▸ **RECORD LIST**
## BEGIN

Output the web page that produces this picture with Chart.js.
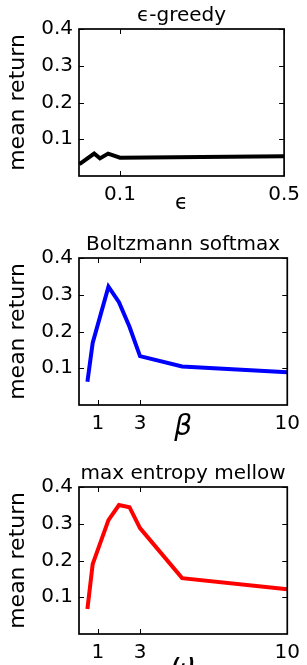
<!DOCTYPE html>
<html>
<head>
<meta charset="utf-8">
<script src="https://cdn.jsdelivr.net/npm/chart.js"></script>
<style>
  html, body { margin: 0; padding: 0; background: #fff; overflow: hidden; }
  .panel { width: 307px; height: 229px; }
</style>
</head>
<body>
<div class="panel"><canvas id="greedyChart" width="307" height="229"></canvas></div>
<div class="panel"><canvas id="softmaxChart" width="307" height="229"></canvas></div>
<div class="panel"><canvas id="mellowChart" width="307" height="229"></canvas></div>
<script>
// ------------------------------------------------------------
// data
// ------------------------------------------------------------
const epsValues = [0.001, 0.037, 0.051, 0.071, 0.1, 0.5];
const greedyReturn = [0.032, 0.061, 0.048, 0.061, 0.05, 0.054];

const betaValues = [0.5, 0.75, 1.5, 2, 2.5, 3, 5, 10];
const softmaxReturn = [0.063, 0.169, 0.322, 0.28, 0.213, 0.133, 0.105, 0.089];

const omegaValues = [0.5, 0.75, 1.5, 2, 2.5, 3, 5, 10];
const mellowReturn = [0.068, 0.19, 0.31, 0.351, 0.345, 0.288, 0.152, 0.122];

const yTicks = [0.1, 0.2, 0.3, 0.4];
const epsTicks = [0.1, 0.5];
const paramTicks = [1, 3, 10];

const FONT = 'DejaVu Sans';

// box around the axes + inward ticks on all four sides (matplotlib classic look)
const frameTicks = {
    id: 'frameTicks',
    afterDraw(chart) {
        const { ctx, chartArea: a, scales: { x, y } } = chart;
        const len = 5;
        ctx.save();
        ctx.strokeStyle = '#000';
        ctx.lineWidth = 1;
        ctx.beginPath();
        x.ticks.forEach(t => {
            const px = Math.round(x.getPixelForValue(t.value)) + 0.5;
            ctx.moveTo(px, a.bottom); ctx.lineTo(px, a.bottom - len);
            ctx.moveTo(px, a.top); ctx.lineTo(px, a.top + len);
        });
        y.ticks.forEach(t => {
            const py = Math.round(y.getPixelForValue(t.value)) + 0.5;
            ctx.moveTo(a.left, py); ctx.lineTo(a.left + len, py);
            ctx.moveTo(a.right, py); ctx.lineTo(a.right - len, py);
        });
        ctx.stroke();
        ctx.lineWidth = 1.7;
        ctx.strokeRect(a.left, a.top, a.width, a.height);
        ctx.restore();
    }
};

function makeChart(id, cfg) {
    new Chart(document.getElementById(id), {
        type: 'line',
        data: {
            datasets: [{
                data: cfg.xs.map((v, i) => ({ x: v, y: cfg.ys[i] })),
                borderColor: cfg.color,
                borderWidth: 4,
                pointRadius: 0,
                tension: 0,
                fill: false
            }]
        },
        options: {
            responsive: false,
            animation: false,
            layout: { padding: { left: 0, right: 15, top: 0, bottom: 0 } },
            plugins: {
                legend: { display: false },
                tooltip: { enabled: false },
                title: {
                    display: true,
                    fullSize: false,
                    text: cfg.title,
                    color: '#000',
                    font: { family: FONT, size: 20, weight: 'normal' },
                    padding: { top: 4, bottom: 1 }
                }
            },
            scales: {
                x: {
                    type: 'linear',
                    min: cfg.xmin,
                    max: cfg.xmax,
                    afterBuildTicks: s => { s.ticks = cfg.xticks.map(v => ({ value: v })); },
                    afterFit: s => { s.height = 53; },
                    grid: { display: false, drawTicks: false },
                    border: { display: false },
                    ticks: {
                        color: '#000',
                        font: { family: FONT, size: 20 },
                        padding: 7,
                        maxRotation: 0,
                        autoSkip: false,
                        callback: v => String(v)
                    },
                    title: {
                        display: true,
                        text: cfg.xlabel,
                        color: '#000',
                        font: { family: FONT, size: cfg.xlabelSize, style: cfg.xlabelStyle },
                        padding: { top: 0, bottom: cfg.xlabelPad }
                    }
                },
                y: {
                    min: 0,
                    max: 0.4,
                    afterBuildTicks: s => { s.ticks = yTicks.map(v => ({ value: v })); },
                    afterFit: s => { s.width = 79; },
                    grid: { display: false, drawTicks: false },
                    border: { display: false },
                    ticks: {
                        color: '#000',
                        font: { family: FONT, size: 20 },
                        padding: 6,
                        callback: v => v.toFixed(1)
                    },
                    title: {
                        display: true,
                        text: 'mean return',
                        color: '#000',
                        font: { family: FONT, size: 22 },
                        padding: { top: 5, bottom: 0 }
                    }
                }
            }
        },
        plugins: [frameTicks]
    });
}

makeChart('greedyChart', {
    title: 'ϵ-greedy', xs: epsValues, ys: greedyReturn, color: '#000000',
    xmin: 0, xmax: 0.5, xticks: epsTicks,
    xlabel: 'ϵ', xlabelSize: 21, xlabelStyle: 'normal', xlabelPad: 13
});
makeChart('softmaxChart', {
    title: 'Boltzmann softmax', xs: betaValues, ys: softmaxReturn, color: '#0000ff',
    xmin: 0.1, xmax: 10, xticks: paramTicks,
    xlabel: 'β', xlabelSize: 28, xlabelStyle: 'italic', xlabelPad: 13
});
makeChart('mellowChart', {
    title: 'max entropy mellow', xs: omegaValues, ys: mellowReturn, color: '#ff0000',
    xmin: 0.1, xmax: 10, xticks: paramTicks,
    xlabel: 'ω', xlabelSize: 28, xlabelStyle: 'italic', xlabelPad: 4
});
</script>
</body>
</html>
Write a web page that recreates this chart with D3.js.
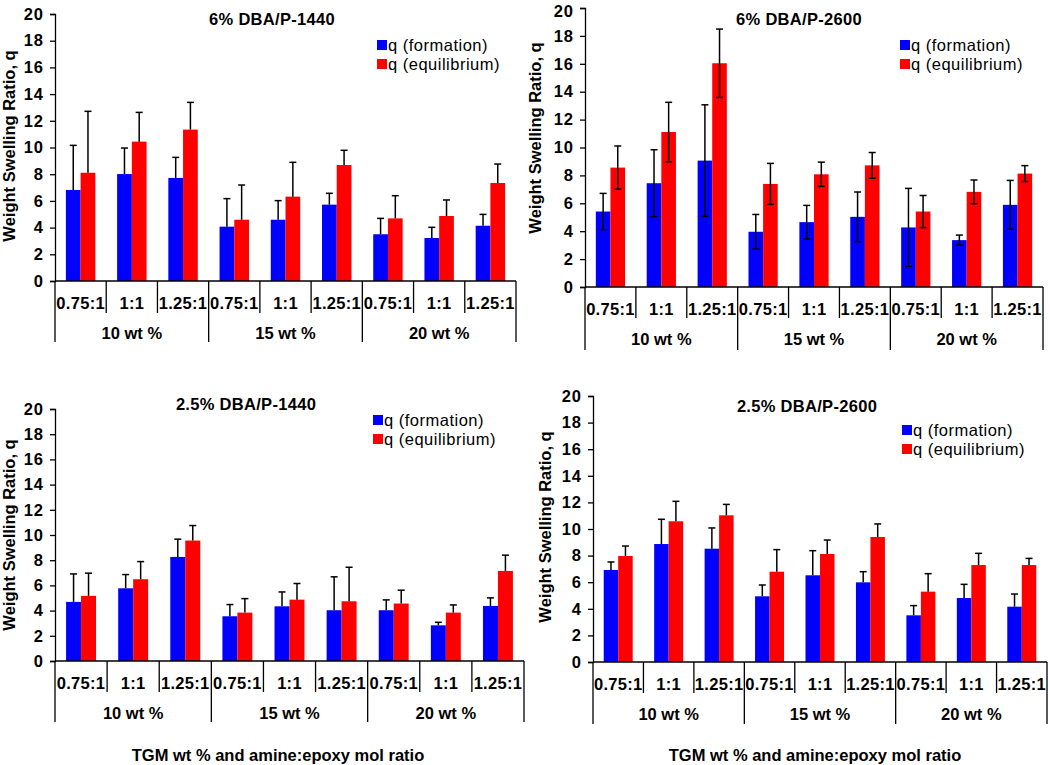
<!DOCTYPE html>
<html><head><meta charset="utf-8">
<script src="https://cdn.jsdelivr.net/npm/d3@7"></script>
<style>
html,body{margin:0;padding:0;background:#fff;}
svg text{font-family:Arial,"Liberation Sans",sans-serif;}
</style></head>
<body>
<svg id="chart" width="1050" height="765"></svg>
<script>
// ---------- DATA ----------
const ratios = ["0.75:1","1:1","1.25:1","0.75:1","1:1","1.25:1","0.75:1","1:1","1.25:1"];
const groups = ["10 wt %","15 wt %","20 wt %"];
const yTicks = [0,2,4,6,8,10,12,14,16,18,20];
const seriesNames = ["q (formation)","q (equilibrium)"];
const panelTitles = ["6% DBA/P-1440","6% DBA/P-2600","2.5% DBA/P-1440","2.5% DBA/P-2600"];
const yTitle = "Weight Swelling Ratio, q";
const xTitle = "TGM wt % and amine:epoxy mol ratio";

// 6% DBA/P-1440
const p6_1440_form    = [6.82, 8.01, 7.72, 4.07, 4.59, 5.72, 3.50, 3.22, 4.14];
const p6_1440_formErr = [3.34, 1.95, 1.54, 2.10, 1.43, 0.85, 1.19, 0.80, 0.85];
const p6_1440_eq      = [8.11, 10.44, 11.34, 4.59, 6.32, 8.69, 4.69, 4.87, 7.34];
const p6_1440_eqErr   = [4.60, 2.19, 2.04, 2.60, 2.57, 1.10, 1.70, 1.20, 1.42];
// 6% DBA/P-2600
const p6_2600_form    = [5.41, 7.44, 9.06, 3.96, 4.65, 5.03, 4.27, 3.36, 5.89];
const p6_2600_formErr = [1.30, 2.40, 4.00, 1.24, 1.20, 1.78, 2.80, 0.36, 1.75];
const p6_2600_eq      = [8.56, 11.11, 16.04, 7.39, 8.08, 8.72, 5.41, 6.82, 8.13];
const p6_2600_eqErr   = [1.55, 2.13, 2.45, 1.47, 0.87, 0.92, 1.15, 0.85, 0.57];
// 2.5% DBA/P-1440
const p25_1440_form    = [4.69, 5.77, 8.26, 3.55, 4.34, 4.03, 4.03, 2.83, 4.37];
const p25_1440_formErr = [2.22, 1.09, 1.41, 0.93, 1.14, 2.65, 0.82, 0.24, 0.64];
const p25_1440_eq      = [5.17, 6.49, 9.56, 3.84, 4.87, 4.74, 4.56, 3.84, 7.15];
const p25_1440_eqErr   = [1.80, 1.40, 1.19, 1.11, 1.28, 2.70, 1.06, 0.61, 1.25];
// 2.5% DBA/P-2600
const p25_2600_form    = [6.92, 8.87, 8.52, 4.94, 6.52, 5.99, 3.51, 4.81, 4.16];
const p25_2600_formErr = [0.60, 1.86, 1.56, 0.85, 1.85, 0.80, 0.73, 1.03, 0.95];
const p25_2600_eq      = [7.97, 10.58, 11.03, 6.79, 8.12, 9.40, 5.29, 7.29, 7.29];
const p25_2600_eqErr   = [0.75, 1.50, 0.82, 1.66, 1.05, 0.98, 1.35, 0.88, 0.50];

// ---------- LAYOUT ----------
const colors = ["#0000ff","#ff0000"];
const panels = [
  {title:panelTitles[0], form:p6_1440_form, formErr:p6_1440_formErr, eq:p6_1440_eq, eqErr:p6_1440_eqErr, both:false,
   x0:55, x1:516, yTop:14, yBase:281, catB:313, grpB:342, tx:272, ty:25, lx:377, ly:40, yl:{x:15,y:146}, xt:null, topShift:0},
  {title:panelTitles[1], form:p6_2600_form, formErr:p6_2600_formErr, eq:p6_2600_eq, eqErr:p6_2600_eqErr, both:true,
   x0:585, x1:1043, yTop:8, yBase:287, catB:318, grpB:350, tx:799, ty:25, lx:900, ly:40, yl:{x:541,y:138}, xt:null, topShift:3},
  {title:panelTitles[2], form:p25_1440_form, formErr:p25_1440_formErr, eq:p25_1440_eq, eqErr:p25_1440_eqErr, both:false,
   x0:55, x1:524, yTop:409, yBase:661, catB:692, grpB:722, tx:246, ty:410, lx:373, ly:415, yl:{x:15,y:535}, xt:{x:278,y:761}, topShift:0},
  {title:panelTitles[3], form:p25_2600_form, formErr:p25_2600_formErr, eq:p25_2600_eq, eqErr:p25_2600_eqErr, both:false,
   x0:593, x1:1047, yTop:396, yBase:662, catB:693, grpB:724, tx:807, ty:412, lx:902, ly:425, yl:{x:551,y:527}, xt:{x:815,y:761}, topShift:0}
];

const svg = d3.select("#chart");
const idx = d3.range(ratios.length);

panels.forEach(p => {
  const g = svg.append("g");
  const x = d3.scaleBand().domain(idx).range([p.x0, p.x1]).paddingInner(0).paddingOuter(0);
  const xs = d3.scaleBand().domain([0,1]).range([0, x.bandwidth()]).paddingInner(0).paddingOuter(0.74);
  const y = d3.scaleLinear().domain([0,20]).range([p.yBase, p.yTop]);

  // bars
  const vals = [p.form, p.eq];
  const errs = [p.formErr, p.eqErr];
  [0,1].forEach(s => {
    g.append("g").selectAll("rect").data(idx).join("rect")
      .attr("x", i => x(i) + xs(s))
      .attr("width", xs.bandwidth())
      .attr("y", i => y(vals[s][i]))
      .attr("height", i => y(0) - y(vals[s][i]))
      .attr("fill", colors[s]);
  });
  // error bars
  [0,1].forEach(s => {
    const eg = g.append("g").attr("stroke","#000").attr("stroke-width",1.5).attr("fill","none");
    idx.forEach(i => {
      const cx = x(i) + xs(s) + xs.bandwidth()/2;
      const v = vals[s][i], e = errs[s][i];
      const top = y(v + e), bot = p.both ? y(v - e) : y(v);
      eg.append("line").attr("x1",cx).attr("x2",cx).attr("y1",top).attr("y2",bot);
      eg.append("line").attr("x1",cx-3.5).attr("x2",cx+3.5).attr("y1",top).attr("y2",top);
      if (p.both) eg.append("line").attr("x1",cx-3.5).attr("x2",cx+3.5).attr("y1",bot).attr("y2",bot);
    });
  });

  // y axis
  const ya = g.append("g").attr("transform",`translate(${p.x0},0)`)
    .call(d3.axisLeft(y).tickValues(yTicks).tickSize(5).tickPadding(6).tickFormat(d3.format("d")));
  ya.select(".domain").attr("stroke","#000").attr("stroke-width",1.3);
  ya.selectAll(".tick line").attr("stroke","#000").attr("stroke-width",1.3);
  ya.selectAll(".tick text").attr("font-size",16.5).attr("font-weight","bold").attr("fill","#000")
    .attr("font-family","Arial, 'Liberation Sans', sans-serif").attr("letter-spacing",1)
    .attr("y", d => d === 20 ? p.topShift : 0);

  // x axis (multi-level)
  const xa = g.append("g").attr("stroke","#000").attr("stroke-width",1.3);
  xa.append("line").attr("x1",p.x0).attr("x2",p.x1).attr("y1",p.yBase).attr("y2",p.yBase);
  d3.range(ratios.length+1).forEach(k => {
    const xx = k < ratios.length ? x(k) : p.x1;
    const isGroup = k % 3 === 0;
    xa.append("line").attr("x1",xx).attr("x2",xx).attr("y1",p.yBase).attr("y2", isGroup ? p.grpB : p.catB);
  });
  g.append("g").selectAll("text").data(idx).join("text")
    .attr("x", i => x(i) + x.bandwidth()/2)
    .attr("y", p.yBase + 28)
    .attr("text-anchor","middle").attr("font-size",16.5).attr("font-weight","bold")
    .attr("letter-spacing",0.3)
    .text(i => ratios[i]);
  g.append("g").selectAll("text").data(groups).join("text")
    .attr("x", (d,j) => (x(j*3) + (j*3+3 < ratios.length ? x(j*3+3) : p.x1)) / 2)
    .attr("y", p.yBase + 58)
    .attr("text-anchor","middle").attr("font-size",16.5).attr("font-weight","bold")
    .text(d => d);

  // title
  g.append("text").attr("x",p.tx).attr("y",p.ty).attr("text-anchor","middle")
    .attr("font-size",16.5).attr("font-weight","bold").attr("letter-spacing",0.3).text(p.title);

  // legend
  seriesNames.forEach((nm, s) => {
    g.append("rect").attr("x",p.lx).attr("y",p.ly + s*19).attr("width",10).attr("height",10).attr("fill",colors[s]);
    g.append("text").attr("x",p.lx+11).attr("y",p.ly + s*19 + 11).attr("font-size",16.5)
      .attr("letter-spacing",0.5).text(nm);
  });

  // y title
  g.append("text").attr("transform",`translate(${p.yl.x},${p.yl.y}) rotate(-90)`)
    .attr("text-anchor","middle").attr("font-size",16.5).attr("font-weight","bold").text(yTitle);

  // x title
  if (p.xt) {
    g.append("text").attr("x",p.xt.x).attr("y",p.xt.y).attr("text-anchor","middle")
      .attr("font-size",16.5).attr("font-weight","bold").text(xTitle);
  }
});
</script>
</body></html>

## END

▸ **AIM**
In the listing above, find the line containing "Write a web" and the line containing "and amine:epoxy mol". Reproduce those lines and all between them exactly, with no pictures and nothing more.

▸ **TASK RESULT**
Write a web page that recreates this chart with D3.js.
<!DOCTYPE html>
<html><head><meta charset="utf-8">
<script src="https://cdn.jsdelivr.net/npm/d3@7"></script>
<style>
html,body{margin:0;padding:0;background:#fff;}
svg text{font-family:Arial,"Liberation Sans",sans-serif;}
</style></head>
<body>
<svg id="chart" width="1050" height="765"></svg>
<script>
// ---------- DATA ----------
const ratios = ["0.75:1","1:1","1.25:1","0.75:1","1:1","1.25:1","0.75:1","1:1","1.25:1"];
const groups = ["10 wt %","15 wt %","20 wt %"];
const yTicks = [0,2,4,6,8,10,12,14,16,18,20];
const seriesNames = ["q (formation)","q (equilibrium)"];
const panelTitles = ["6% DBA/P-1440","6% DBA/P-2600","2.5% DBA/P-1440","2.5% DBA/P-2600"];
const yTitle = "Weight Swelling Ratio, q";
const xTitle = "TGM wt % and amine:epoxy mol ratio";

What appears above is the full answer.